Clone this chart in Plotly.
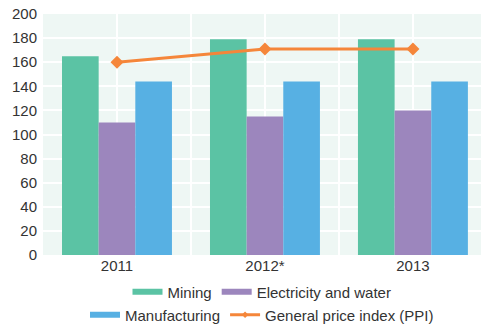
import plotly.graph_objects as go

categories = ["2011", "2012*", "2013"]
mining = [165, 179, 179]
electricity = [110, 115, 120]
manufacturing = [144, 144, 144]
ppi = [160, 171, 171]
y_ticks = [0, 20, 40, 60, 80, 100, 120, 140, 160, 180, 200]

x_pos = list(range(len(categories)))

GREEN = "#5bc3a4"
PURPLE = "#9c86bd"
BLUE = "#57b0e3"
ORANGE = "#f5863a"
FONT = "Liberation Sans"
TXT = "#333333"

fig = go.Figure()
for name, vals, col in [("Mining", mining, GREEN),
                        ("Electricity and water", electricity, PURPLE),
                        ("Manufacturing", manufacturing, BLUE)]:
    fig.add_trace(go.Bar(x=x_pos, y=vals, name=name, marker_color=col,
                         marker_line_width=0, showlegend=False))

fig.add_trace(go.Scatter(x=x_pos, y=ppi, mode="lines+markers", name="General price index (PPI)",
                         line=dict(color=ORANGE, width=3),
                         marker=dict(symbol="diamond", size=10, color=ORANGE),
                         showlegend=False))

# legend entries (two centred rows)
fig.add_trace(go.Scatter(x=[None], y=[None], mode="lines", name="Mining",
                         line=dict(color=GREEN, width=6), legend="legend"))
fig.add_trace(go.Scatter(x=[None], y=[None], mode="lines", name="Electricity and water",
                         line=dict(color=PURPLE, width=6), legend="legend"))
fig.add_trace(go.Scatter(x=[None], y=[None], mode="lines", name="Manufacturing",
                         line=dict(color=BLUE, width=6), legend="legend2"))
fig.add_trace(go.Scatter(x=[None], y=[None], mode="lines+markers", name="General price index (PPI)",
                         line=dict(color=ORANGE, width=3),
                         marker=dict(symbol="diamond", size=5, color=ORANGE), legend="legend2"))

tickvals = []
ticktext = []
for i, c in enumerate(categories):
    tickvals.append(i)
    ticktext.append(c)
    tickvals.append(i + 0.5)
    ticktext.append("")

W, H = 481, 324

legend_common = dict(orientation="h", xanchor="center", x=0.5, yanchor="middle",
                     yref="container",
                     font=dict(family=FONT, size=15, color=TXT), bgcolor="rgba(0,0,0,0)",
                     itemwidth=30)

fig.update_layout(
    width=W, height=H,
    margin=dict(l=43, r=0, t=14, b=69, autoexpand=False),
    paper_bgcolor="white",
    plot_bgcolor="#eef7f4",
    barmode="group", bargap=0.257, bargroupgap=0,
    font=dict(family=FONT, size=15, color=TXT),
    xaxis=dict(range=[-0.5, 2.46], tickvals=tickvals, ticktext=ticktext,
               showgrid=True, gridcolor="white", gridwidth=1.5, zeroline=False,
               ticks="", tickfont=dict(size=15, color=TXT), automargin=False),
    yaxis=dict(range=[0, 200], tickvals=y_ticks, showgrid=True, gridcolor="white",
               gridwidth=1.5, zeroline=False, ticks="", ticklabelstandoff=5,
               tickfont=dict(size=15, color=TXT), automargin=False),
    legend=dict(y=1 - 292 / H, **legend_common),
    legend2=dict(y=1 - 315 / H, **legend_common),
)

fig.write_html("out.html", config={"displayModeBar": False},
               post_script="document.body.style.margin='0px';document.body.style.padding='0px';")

:::

Replicate the material above verbatim; images stay out of the copy.

Clone this chart in Plotly.
import plotly.graph_objects as go

categories = ["2011", "2012*", "2013"]
mining = [165, 179, 179]
electricity = [110, 115, 120]
manufacturing = [144, 144, 144]
ppi = [160, 171, 171]
y_ticks = [0, 20, 40, 60, 80, 100, 120, 140, 160, 180, 200]

x_pos = list(range(len(categories)))

GREEN = "#5bc3a4"
PURPLE = "#9c86bd"
BLUE = "#57b0e3"
ORANGE = "#f5863a"
FONT = "Liberation Sans"
TXT = "#333333"

fig = go.Figure()
for name, vals, col in [("Mining", mining, GREEN),
                        ("Electricity and water", electricity, PURPLE),
                        ("Manufacturing", manufacturing, BLUE)]:
    fig.add_trace(go.Bar(x=x_pos, y=vals, name=name, marker_color=col,
                         marker_line_width=0, showlegend=False))

fig.add_trace(go.Scatter(x=x_pos, y=ppi, mode="lines+markers", name="General price index (PPI)",
                         line=dict(color=ORANGE, width=3),
                         marker=dict(symbol="diamond", size=10, color=ORANGE),
                         showlegend=False))

# legend entries (two centred rows)
fig.add_trace(go.Scatter(x=[None], y=[None], mode="lines", name="Mining",
                         line=dict(color=GREEN, width=6), legend="legend"))
fig.add_trace(go.Scatter(x=[None], y=[None], mode="lines", name="Electricity and water",
                         line=dict(color=PURPLE, width=6), legend="legend"))
fig.add_trace(go.Scatter(x=[None], y=[None], mode="lines", name="Manufacturing",
                         line=dict(color=BLUE, width=6), legend="legend2"))
fig.add_trace(go.Scatter(x=[None], y=[None], mode="lines+markers", name="General price index (PPI)",
                         line=dict(color=ORANGE, width=3),
                         marker=dict(symbol="diamond", size=5, color=ORANGE), legend="legend2"))

tickvals = []
ticktext = []
for i, c in enumerate(categories):
    tickvals.append(i)
    ticktext.append(c)
    tickvals.append(i + 0.5)
    ticktext.append("")

W, H = 481, 324

legend_common = dict(orientation="h", xanchor="center", x=0.5, yanchor="middle",
                     yref="container",
                     font=dict(family=FONT, size=15, color=TXT), bgcolor="rgba(0,0,0,0)",
                     itemwidth=30)

fig.update_layout(
    width=W, height=H,
    margin=dict(l=43, r=0, t=14, b=69, autoexpand=False),
    paper_bgcolor="white",
    plot_bgcolor="#eef7f4",
    barmode="group", bargap=0.257, bargroupgap=0,
    font=dict(family=FONT, size=15, color=TXT),
    xaxis=dict(range=[-0.5, 2.46], tickvals=tickvals, ticktext=ticktext,
               showgrid=True, gridcolor="white", gridwidth=1.5, zeroline=False,
               ticks="", tickfont=dict(size=15, color=TXT), automargin=False),
    yaxis=dict(range=[0, 200], tickvals=y_ticks, showgrid=True, gridcolor="white",
               gridwidth=1.5, zeroline=False, ticks="", ticklabelstandoff=5,
               tickfont=dict(size=15, color=TXT), automargin=False),
    legend=dict(y=1 - 292 / H, **legend_common),
    legend2=dict(y=1 - 315 / H, **legend_common),
)

fig.write_html("out.html", config={"displayModeBar": False},
               post_script="document.body.style.margin='0px';document.body.style.padding='0px';")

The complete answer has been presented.